## Goal
Leave out the pictures, and retype only the lines from the beginning of the material through the line that contains "marks_c = ['', '*', '#', '#', '#']", including both.
Start of Information supplied
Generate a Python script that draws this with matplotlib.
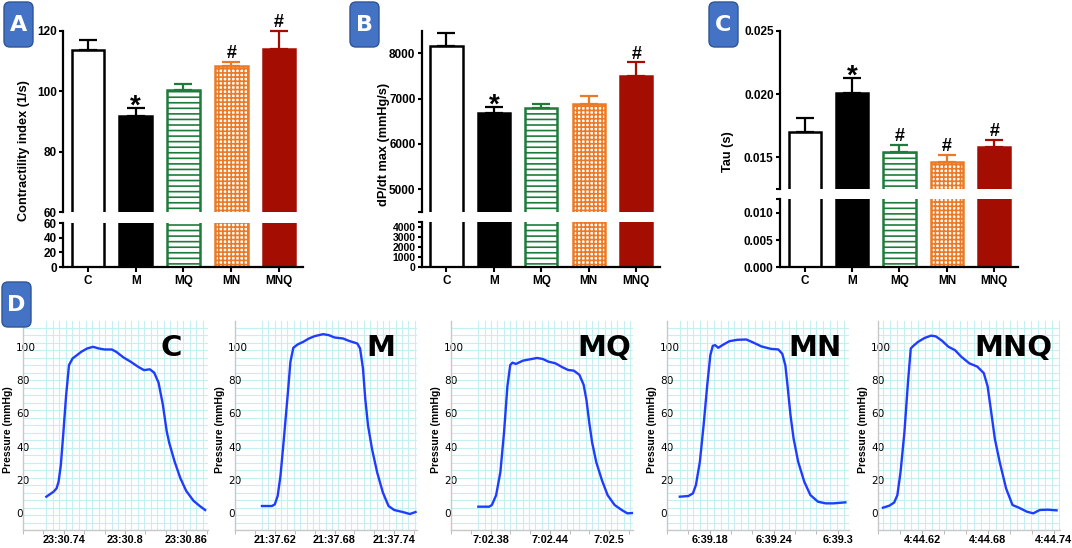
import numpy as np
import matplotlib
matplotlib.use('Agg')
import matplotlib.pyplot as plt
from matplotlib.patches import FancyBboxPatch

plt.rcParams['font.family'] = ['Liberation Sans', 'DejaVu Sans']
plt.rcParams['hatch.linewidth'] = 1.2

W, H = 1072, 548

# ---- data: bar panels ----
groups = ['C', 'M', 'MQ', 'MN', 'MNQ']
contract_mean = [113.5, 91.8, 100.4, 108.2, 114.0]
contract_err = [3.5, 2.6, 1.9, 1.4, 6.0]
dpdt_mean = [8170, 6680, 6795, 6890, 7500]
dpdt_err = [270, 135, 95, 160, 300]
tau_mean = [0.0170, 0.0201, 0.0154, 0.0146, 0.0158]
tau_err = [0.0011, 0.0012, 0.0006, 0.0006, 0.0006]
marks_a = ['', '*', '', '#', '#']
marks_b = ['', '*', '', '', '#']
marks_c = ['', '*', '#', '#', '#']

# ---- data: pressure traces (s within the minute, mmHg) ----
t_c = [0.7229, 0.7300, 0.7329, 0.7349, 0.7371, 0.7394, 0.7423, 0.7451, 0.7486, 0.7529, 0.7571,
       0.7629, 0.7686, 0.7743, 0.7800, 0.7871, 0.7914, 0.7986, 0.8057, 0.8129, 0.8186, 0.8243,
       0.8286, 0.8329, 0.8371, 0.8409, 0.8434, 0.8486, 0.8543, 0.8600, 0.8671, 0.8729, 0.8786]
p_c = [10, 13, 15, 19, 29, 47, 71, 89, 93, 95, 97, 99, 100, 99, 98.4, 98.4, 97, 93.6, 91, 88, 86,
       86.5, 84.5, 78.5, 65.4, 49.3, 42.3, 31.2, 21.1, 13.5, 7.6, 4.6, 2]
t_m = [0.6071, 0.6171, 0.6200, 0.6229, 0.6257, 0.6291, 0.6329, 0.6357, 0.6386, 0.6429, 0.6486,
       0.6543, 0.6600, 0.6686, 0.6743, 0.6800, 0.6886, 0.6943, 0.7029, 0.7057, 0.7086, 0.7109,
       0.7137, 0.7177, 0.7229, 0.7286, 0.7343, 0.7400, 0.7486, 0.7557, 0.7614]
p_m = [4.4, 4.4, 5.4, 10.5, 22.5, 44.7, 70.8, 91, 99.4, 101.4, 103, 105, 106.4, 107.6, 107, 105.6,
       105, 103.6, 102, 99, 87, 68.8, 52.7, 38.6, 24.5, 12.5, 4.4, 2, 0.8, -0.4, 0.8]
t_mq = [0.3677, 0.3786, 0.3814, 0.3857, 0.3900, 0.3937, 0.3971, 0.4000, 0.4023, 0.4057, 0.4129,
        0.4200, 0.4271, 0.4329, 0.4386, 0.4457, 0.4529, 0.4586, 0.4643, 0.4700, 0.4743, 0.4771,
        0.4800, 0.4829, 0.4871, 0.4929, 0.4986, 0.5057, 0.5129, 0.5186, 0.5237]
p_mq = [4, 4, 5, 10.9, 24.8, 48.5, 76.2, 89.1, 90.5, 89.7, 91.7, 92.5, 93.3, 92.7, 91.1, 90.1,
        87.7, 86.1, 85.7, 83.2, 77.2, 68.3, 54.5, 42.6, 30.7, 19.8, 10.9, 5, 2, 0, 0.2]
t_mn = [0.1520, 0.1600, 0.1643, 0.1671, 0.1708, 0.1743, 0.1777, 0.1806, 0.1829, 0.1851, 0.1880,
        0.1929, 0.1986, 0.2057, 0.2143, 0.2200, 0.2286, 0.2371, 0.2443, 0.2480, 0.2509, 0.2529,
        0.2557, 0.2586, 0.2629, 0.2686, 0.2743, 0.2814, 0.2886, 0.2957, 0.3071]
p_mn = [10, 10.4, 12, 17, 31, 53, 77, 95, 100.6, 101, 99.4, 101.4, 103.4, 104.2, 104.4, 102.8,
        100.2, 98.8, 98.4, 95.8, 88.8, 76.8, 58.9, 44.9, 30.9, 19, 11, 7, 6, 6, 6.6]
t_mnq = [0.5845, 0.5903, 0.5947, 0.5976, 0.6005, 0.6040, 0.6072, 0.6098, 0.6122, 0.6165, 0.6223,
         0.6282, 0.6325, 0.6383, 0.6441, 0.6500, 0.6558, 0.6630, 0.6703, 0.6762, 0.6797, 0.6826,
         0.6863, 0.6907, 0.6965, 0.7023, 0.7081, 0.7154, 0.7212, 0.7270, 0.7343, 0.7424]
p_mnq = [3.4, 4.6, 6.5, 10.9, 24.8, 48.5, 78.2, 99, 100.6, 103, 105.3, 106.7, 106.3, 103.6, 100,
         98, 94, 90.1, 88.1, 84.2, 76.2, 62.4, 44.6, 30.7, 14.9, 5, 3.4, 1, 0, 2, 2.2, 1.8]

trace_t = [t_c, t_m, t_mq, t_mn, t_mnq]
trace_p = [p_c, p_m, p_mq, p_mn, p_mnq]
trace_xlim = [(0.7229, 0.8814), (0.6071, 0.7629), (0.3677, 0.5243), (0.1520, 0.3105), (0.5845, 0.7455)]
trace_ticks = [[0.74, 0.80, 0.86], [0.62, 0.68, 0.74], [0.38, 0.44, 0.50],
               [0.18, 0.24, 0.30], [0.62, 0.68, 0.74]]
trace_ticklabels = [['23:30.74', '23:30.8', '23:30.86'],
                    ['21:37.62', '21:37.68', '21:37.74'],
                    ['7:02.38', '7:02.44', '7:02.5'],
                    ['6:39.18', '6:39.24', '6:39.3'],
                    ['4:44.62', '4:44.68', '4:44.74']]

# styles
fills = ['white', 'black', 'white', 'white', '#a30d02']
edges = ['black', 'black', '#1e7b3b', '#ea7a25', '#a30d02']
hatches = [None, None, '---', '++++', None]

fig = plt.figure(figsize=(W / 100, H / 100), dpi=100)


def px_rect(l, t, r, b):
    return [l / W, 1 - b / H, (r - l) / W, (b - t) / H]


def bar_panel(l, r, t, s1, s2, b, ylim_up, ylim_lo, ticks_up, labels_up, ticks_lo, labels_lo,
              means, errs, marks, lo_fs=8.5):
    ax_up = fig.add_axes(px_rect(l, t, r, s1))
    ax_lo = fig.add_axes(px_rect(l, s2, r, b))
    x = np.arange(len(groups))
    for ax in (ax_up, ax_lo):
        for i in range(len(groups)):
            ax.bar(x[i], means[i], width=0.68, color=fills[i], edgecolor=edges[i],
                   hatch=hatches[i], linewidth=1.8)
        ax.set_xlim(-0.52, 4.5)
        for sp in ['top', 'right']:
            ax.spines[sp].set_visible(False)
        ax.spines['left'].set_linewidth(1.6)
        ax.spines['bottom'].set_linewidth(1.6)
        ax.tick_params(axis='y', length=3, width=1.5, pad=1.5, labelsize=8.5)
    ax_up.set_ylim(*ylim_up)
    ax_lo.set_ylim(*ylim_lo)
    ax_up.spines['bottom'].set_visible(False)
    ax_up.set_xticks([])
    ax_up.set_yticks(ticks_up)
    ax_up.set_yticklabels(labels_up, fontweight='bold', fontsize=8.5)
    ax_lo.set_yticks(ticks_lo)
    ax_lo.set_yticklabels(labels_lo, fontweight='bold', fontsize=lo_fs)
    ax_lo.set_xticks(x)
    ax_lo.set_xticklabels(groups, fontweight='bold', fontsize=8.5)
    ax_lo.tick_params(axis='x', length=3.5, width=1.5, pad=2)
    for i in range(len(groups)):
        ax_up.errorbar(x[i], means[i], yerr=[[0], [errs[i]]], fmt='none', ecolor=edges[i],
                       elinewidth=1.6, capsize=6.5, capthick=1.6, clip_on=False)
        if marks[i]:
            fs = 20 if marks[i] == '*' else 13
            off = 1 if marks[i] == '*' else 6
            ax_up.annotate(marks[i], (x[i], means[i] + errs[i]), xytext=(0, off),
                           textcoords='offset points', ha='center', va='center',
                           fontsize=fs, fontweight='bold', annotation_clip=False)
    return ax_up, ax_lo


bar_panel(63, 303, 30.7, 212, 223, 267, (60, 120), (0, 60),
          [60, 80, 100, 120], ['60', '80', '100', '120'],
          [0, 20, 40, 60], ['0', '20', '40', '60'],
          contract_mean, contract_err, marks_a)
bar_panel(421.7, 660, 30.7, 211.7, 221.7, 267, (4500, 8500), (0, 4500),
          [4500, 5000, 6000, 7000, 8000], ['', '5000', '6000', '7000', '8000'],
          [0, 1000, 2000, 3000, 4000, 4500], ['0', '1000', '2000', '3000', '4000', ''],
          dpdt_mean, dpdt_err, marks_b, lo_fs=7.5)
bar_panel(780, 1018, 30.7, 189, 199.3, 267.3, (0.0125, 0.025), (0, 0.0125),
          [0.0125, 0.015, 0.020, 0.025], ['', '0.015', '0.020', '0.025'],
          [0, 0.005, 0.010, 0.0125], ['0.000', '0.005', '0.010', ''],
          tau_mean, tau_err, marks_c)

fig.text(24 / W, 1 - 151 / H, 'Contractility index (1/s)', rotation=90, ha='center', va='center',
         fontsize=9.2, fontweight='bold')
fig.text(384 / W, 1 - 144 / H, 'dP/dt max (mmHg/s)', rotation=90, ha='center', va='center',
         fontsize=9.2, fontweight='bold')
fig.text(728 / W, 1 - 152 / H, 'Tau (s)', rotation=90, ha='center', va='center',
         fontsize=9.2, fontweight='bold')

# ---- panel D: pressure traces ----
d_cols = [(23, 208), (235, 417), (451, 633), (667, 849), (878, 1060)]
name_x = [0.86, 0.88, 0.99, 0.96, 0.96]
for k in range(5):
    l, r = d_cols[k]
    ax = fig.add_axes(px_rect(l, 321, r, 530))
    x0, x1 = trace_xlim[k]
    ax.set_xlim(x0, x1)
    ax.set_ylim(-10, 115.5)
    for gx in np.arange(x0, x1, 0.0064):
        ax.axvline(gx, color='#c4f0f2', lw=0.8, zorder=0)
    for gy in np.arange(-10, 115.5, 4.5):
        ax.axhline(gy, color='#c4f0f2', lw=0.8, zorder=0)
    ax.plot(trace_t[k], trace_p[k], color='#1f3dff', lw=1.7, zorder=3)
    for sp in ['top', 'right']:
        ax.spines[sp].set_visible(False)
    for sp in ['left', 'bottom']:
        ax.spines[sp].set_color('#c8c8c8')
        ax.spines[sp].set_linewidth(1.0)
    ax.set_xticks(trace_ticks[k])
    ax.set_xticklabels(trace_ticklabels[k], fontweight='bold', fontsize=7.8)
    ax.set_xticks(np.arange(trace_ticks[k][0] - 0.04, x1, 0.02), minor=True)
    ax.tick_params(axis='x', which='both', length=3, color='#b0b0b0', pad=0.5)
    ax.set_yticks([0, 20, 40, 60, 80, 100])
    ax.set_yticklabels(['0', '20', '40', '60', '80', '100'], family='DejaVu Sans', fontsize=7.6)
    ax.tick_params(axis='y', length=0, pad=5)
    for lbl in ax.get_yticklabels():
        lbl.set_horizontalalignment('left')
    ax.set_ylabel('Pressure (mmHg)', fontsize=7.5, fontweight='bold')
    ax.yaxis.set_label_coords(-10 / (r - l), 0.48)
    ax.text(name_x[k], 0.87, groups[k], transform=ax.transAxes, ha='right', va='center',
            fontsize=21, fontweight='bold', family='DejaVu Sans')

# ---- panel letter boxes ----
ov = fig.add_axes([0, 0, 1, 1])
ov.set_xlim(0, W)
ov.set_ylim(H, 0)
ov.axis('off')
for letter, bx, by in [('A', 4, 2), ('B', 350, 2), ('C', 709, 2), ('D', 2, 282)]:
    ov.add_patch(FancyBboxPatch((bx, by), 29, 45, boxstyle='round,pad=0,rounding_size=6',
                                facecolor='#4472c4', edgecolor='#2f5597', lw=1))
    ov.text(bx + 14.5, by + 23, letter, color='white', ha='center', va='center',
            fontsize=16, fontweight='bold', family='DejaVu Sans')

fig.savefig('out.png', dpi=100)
End of Information supplied
## Answer for this exercise
Generate a Python script that draws this with matplotlib.
import numpy as np
import matplotlib
matplotlib.use('Agg')
import matplotlib.pyplot as plt
from matplotlib.patches import FancyBboxPatch

plt.rcParams['font.family'] = ['Liberation Sans', 'DejaVu Sans']
plt.rcParams['hatch.linewidth'] = 1.2

W, H = 1072, 548

# ---- data: bar panels ----
groups = ['C', 'M', 'MQ', 'MN', 'MNQ']
contract_mean = [113.5, 91.8, 100.4, 108.2, 114.0]
contract_err = [3.5, 2.6, 1.9, 1.4, 6.0]
dpdt_mean = [8170, 6680, 6795, 6890, 7500]
dpdt_err = [270, 135, 95, 160, 300]
tau_mean = [0.0170, 0.0201, 0.0154, 0.0146, 0.0158]
tau_err = [0.0011, 0.0012, 0.0006, 0.0006, 0.0006]
marks_a = ['', '*', '', '#', '#']
marks_b = ['', '*', '', '', '#']
marks_c = ['', '*', '#', '#', '#']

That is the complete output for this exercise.